How much money and time are you spending to keep your car running? When do you throw in the towel and call it a liability? According to Suze Orman, the financial expert, it’s smart to keep your car for as long as possible. The main thing is that you spend as little as possible in repairs and maintenance to keep the car safe and reliable.
While it makes sense not to spend a fortune on a new car, it’s important to face facts. A car, says Orman, “is a lousy investment” that only loses value over time. Most people will tell you they must have a car; at the same time, Orman suggests that the main consideration is that the car can still get you where you need to go and doesn’t leave you stranded by the side of the road with a car on the fritz.
But let’s say your car is beginning to need more and more work as it ages and falls into disrepair. How do you choose between buying a new car and continuing to spend on an old car that is turning into a money pit? Not to mention, if you’ve already put a significant amount of money into your current car, it may not seem smart to write it off in favor of an expensive new car purchase when prices are always on the rise.
Cost of Repairs
Most of us are aware of the standard formula for these things: if the cost of repairs will exceed the resale value of your car, it’s time to part ways. That’s all well and good, but beyond the conventional wisdom, one must think about whether such repairs will add value or at least help keep the current value of the car from declining. Keep in mind, too, that buying a new car, or even a used car in great condition, comes with its own significant expenses. Such costs may include more costly insurance premiums, loan payments, and taxes.
There is also no guarantee that a new or newer used car won’t come with its own peck of troubles. You may end up paying for even more costly repairs and/or more costly maintenance requirements. Prospective buyers would do best to weigh these costs against the cost of continuing to pay for repairs on the car they already own. It just may be the better option.
Then again, the main issue to consider is not the expense of maintaining or replacing your car. Your first concern should be safety. Is your old car still safe to drive? Expensive cosmetic repairs may not be critical or even necessary, but repairs that keep your car safe are imperative. If keeping your car safe will cost more than it’s worth, you may have to throw in the towel and spring for a new or newer used car.
Is A Rusty Car Safe?
One important consideration is rust, a significant problem for older cars. Rust can affect critical components, such as brake and fuel lines, the gas tank, and the frame. Widespread rust is difficult, if not impossible, to halt or eradicate, and tends to worsen over time. Your car may become unsafe as a result.

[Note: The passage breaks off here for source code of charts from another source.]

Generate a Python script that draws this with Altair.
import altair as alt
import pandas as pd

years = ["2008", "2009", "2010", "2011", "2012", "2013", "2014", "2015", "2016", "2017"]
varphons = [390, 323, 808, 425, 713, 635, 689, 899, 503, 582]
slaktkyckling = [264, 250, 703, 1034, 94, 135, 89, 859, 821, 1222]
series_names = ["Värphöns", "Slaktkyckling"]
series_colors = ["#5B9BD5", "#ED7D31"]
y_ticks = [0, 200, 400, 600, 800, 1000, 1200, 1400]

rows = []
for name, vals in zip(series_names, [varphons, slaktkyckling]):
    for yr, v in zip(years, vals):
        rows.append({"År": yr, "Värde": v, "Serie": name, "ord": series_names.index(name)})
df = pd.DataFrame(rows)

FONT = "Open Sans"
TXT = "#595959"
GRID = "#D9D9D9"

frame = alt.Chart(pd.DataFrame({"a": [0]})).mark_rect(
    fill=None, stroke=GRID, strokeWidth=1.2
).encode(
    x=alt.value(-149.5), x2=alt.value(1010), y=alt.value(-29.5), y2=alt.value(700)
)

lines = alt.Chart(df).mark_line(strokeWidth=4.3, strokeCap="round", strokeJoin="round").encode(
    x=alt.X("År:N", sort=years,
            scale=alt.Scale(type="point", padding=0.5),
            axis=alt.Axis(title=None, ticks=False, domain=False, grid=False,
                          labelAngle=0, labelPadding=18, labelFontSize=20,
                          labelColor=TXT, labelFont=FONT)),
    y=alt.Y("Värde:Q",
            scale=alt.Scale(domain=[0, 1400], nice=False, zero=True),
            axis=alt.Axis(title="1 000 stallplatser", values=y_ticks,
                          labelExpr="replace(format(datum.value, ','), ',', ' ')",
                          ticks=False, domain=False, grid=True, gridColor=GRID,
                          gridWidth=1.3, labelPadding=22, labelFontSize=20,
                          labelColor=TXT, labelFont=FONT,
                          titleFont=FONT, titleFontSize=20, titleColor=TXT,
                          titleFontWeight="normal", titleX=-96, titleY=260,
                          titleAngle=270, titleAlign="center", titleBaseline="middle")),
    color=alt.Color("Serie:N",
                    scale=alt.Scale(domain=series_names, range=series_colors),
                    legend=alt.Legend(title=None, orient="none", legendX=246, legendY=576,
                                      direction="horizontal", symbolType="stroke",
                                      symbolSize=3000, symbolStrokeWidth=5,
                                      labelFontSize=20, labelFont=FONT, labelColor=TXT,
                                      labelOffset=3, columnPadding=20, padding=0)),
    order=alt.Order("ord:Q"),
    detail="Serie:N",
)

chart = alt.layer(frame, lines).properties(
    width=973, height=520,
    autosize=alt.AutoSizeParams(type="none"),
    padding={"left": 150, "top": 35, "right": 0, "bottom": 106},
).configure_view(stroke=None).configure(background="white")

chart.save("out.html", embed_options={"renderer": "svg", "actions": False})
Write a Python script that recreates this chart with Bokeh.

On the other hand, a new car often comes with safety upgrades not available in older cars. One popular conviction has it that older cars are better because they are built to last; like tanks they are indestructible. Newer cars, however, have built-in crumple zones, designed to absorb energy on impact permanently damaging the car, while diverting the energy away from passengers to keep them safe in the event of a collision.
No matter how attached you may be to your old car, if it constantly breaks down, forcing you to stand stranded on the roadside waiting for a tow truck, or having to call on a friend to take you to work because your car won’t start, it’s just not worth putting any more money into it. The availability of parts are also be a consideration. Parts can become unavailable once a car is no longer on the market, and may even be discontinued. Sure, you can go on the hunt for parts on the internet, but they will be harder to find as time goes by.
In this case, it absolutely makes sense to retire your car while you can get one at a decent price, rather than being forced to pay through the nose when an old, beloved car suddenly and finally breaks down for good.